Dans votre travail, il y a comme une forme de résistance, non pas au réel, car la réalité englobe tous ces aspects, le fantasme, nos imaginaires(…) mais plutôt à une forme de rationalisation du monde. Vous résistez à une rationalité qui chercherait à donner des formes cohérentes mais aussi limitées au monde, ce qui correspond très bien au schéma privilégié de nos sociétés libérales. Votre travail offre un contrepoint, comme une respiration …
Patrick Bonté. Il est vrai que le romantisme fut quasiment contemporain de l’essor de l’industrie capitaliste. Il y a des contre-pieds possibles, de tous temps, choisis par les artistes. Ici, nous pouvons simplement dire que nous fabriquons des œuvres d’imagination qui ont peut-être un peu plus de mal à exister à une époque où le marché désymbolise beaucoup de nos valeurs et où l’art est devenu un produit dont il faut jouir et que nous consommons comme on le ferait de n’importe quelle marchandise. La création n’est plus aujourd’hui une dimension mise en avant dans l’art, nous sommes plutôt face à l’époque de la reprise, du recyclage, de la reproduction de recettes qui sont bien connues dont le but est de faire commerce. Alors qu’il y a toujours beaucoup d’invention chez les artistes.

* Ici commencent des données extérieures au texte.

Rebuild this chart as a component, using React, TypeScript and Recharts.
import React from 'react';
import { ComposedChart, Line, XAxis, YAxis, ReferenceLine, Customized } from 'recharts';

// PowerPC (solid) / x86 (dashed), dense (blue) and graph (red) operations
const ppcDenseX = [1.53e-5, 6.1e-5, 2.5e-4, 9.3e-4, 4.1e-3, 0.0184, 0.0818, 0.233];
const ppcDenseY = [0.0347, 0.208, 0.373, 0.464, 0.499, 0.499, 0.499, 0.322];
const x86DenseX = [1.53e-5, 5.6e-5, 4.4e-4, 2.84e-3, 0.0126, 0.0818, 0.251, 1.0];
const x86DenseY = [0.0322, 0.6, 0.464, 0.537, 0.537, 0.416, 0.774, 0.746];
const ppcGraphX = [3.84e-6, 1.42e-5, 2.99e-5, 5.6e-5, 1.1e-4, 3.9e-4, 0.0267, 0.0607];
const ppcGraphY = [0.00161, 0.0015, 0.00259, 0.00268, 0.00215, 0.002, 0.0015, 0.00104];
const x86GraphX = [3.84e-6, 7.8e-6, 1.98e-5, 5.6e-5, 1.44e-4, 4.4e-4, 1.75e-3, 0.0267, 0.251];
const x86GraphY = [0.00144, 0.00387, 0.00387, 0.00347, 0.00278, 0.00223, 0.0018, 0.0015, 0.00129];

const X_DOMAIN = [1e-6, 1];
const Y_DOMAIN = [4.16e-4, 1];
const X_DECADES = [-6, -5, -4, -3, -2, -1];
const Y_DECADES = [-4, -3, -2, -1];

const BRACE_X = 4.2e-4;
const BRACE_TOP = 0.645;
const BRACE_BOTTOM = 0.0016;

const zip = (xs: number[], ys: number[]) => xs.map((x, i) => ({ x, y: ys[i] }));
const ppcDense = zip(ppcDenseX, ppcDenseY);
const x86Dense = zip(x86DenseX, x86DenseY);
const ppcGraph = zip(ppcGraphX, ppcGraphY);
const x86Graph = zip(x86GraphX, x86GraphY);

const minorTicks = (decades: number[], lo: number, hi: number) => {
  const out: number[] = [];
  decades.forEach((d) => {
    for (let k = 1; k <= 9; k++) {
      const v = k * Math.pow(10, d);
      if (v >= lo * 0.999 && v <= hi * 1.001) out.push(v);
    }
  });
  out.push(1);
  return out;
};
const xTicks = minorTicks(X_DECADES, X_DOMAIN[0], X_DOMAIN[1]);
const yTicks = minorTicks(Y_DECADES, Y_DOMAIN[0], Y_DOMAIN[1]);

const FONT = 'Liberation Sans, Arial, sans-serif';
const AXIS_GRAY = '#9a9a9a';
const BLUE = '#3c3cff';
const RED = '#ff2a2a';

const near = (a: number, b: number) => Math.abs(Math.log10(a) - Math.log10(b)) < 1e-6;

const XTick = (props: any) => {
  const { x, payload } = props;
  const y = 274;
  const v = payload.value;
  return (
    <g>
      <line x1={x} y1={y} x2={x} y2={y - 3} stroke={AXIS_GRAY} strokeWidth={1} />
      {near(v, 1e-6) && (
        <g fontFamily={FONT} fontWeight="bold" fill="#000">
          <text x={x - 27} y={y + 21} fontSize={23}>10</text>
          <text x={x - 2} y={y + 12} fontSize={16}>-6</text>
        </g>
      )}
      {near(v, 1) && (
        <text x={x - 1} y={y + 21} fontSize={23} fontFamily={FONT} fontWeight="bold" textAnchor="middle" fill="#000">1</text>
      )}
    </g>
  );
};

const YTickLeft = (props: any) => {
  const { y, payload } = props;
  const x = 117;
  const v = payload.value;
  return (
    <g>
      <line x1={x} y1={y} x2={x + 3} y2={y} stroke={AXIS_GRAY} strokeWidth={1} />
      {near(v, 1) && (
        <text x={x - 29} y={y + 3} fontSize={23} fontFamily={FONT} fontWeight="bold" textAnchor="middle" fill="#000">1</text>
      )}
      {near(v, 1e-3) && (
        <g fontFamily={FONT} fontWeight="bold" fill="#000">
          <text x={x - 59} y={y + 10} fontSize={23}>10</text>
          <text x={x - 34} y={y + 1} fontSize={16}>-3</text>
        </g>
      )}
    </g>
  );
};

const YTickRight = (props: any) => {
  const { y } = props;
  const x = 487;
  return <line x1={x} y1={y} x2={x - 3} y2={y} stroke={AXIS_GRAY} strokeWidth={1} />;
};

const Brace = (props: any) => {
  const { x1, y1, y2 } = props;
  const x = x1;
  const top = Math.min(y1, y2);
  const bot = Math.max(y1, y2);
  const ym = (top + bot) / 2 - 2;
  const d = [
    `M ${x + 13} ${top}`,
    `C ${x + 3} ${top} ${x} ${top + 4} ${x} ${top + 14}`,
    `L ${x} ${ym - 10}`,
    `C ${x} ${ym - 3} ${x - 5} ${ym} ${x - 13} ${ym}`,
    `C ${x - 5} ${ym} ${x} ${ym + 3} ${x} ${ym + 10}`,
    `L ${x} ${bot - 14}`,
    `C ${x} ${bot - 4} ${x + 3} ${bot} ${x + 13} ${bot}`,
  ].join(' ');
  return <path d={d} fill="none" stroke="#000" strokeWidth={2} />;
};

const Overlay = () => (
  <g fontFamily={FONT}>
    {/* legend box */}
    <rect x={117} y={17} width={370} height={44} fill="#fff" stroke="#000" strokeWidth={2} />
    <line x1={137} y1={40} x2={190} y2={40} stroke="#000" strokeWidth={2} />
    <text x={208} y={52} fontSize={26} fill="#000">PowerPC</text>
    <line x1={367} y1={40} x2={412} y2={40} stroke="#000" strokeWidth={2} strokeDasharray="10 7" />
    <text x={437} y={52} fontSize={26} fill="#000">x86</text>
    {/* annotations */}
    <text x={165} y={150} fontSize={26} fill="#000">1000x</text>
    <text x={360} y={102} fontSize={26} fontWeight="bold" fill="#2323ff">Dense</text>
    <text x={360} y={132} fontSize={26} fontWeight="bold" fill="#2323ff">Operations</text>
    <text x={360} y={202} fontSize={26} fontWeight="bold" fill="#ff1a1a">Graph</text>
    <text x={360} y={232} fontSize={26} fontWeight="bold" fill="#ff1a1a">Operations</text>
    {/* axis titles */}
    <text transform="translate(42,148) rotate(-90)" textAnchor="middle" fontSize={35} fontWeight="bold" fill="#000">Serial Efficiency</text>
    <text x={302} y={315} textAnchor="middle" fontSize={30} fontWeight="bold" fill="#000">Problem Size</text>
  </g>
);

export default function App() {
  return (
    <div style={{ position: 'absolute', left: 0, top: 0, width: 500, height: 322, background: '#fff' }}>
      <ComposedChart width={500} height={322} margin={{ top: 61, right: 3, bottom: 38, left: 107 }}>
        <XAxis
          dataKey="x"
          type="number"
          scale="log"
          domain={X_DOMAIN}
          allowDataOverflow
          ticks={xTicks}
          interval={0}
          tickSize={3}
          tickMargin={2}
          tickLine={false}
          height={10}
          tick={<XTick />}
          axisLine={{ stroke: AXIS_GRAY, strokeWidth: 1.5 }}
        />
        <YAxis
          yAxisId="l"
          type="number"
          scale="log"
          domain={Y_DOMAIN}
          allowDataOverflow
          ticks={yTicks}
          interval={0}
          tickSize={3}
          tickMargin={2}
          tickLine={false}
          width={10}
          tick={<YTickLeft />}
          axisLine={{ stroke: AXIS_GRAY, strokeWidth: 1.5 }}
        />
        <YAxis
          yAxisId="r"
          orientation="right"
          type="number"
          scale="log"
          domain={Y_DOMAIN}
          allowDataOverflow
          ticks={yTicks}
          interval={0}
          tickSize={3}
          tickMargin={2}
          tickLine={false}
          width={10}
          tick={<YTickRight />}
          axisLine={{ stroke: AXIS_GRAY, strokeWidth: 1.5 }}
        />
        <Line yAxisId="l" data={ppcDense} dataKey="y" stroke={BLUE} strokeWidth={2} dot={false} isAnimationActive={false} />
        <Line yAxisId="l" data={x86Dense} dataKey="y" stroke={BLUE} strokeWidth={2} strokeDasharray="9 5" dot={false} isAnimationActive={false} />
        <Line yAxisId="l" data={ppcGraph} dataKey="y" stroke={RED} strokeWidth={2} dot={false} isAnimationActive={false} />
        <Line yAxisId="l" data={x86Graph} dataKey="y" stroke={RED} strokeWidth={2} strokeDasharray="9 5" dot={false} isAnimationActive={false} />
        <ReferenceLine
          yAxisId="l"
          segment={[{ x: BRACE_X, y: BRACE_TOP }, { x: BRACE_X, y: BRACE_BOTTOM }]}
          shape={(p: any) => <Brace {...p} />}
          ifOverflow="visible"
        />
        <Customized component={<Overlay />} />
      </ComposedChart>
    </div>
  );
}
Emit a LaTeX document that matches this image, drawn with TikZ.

Nous pouvons citer Pasolini qui conçoit « l’art comme une forme de résistance à la distraction». Cette formule, assez absolue, vous convient-elle ? Aujourd’hui, nous sommes effectivement dans des registres où l’art est devenu une forme de distraction comme une autre, avec une facilité de consommation ?
Patrick Bonté. Nous ne réalisons pas des spectacles pour s’opposer au monde, ni même à la distraction. Depuis Pasolini, la société a terriblement régressé dans son rapport à l’art. Le marché pourrit tous les esprits, que faire contre ce rouleau compresseur ? Tout ce que les artistes peuvent espérer, c’est que leurs créations maintiennent en vie certaines formes de sensibilité où l’humanité peut, aujourd’hui ou demain, se reconnaître des références qui lui sont essentielles — et cela n’a pas de prix. Dans nos spectacles, nous cherchons à ce que le vivant circule à l’intérieur d’un univers d’images qui mettent souvent en scène la mort ou des thématiques associées, comme le double, la chute… Des évocations où l’humour et l’étrangeté ont une place prépondérante.
L’article de Yannic Mancel dans votre ouvrage Rencontres et Décalages reprend le concept d’inquiétante étrangeté pour qualifier votre travail. Il considère que vos spectacles touchent à quelque chose d’universel grâce à cette dimension ?
Patrick Bonté. Peut-être, oui. Je suis convaincu que plus on va dans le singulier, plus on touche à l’universel. La condition d’y arriver est la capacité propre à un artiste de créer un langage qui rende partageable son univers avec le spectateur ou le lecteur. Depuis le départ, ce qui a toujours guidé notre démarche, c’est un intérêt pour le décalage, le détournement, la déstabilisation. L’idée d’explorer des univers étranges est implicite à notre travail. Je crois que c’est aussi pour cette raison que nous n’utilisons pas la parole, parce qu’elle apporterait une interprétation qui réduirait tout à fait la portée de ce qui est perçu.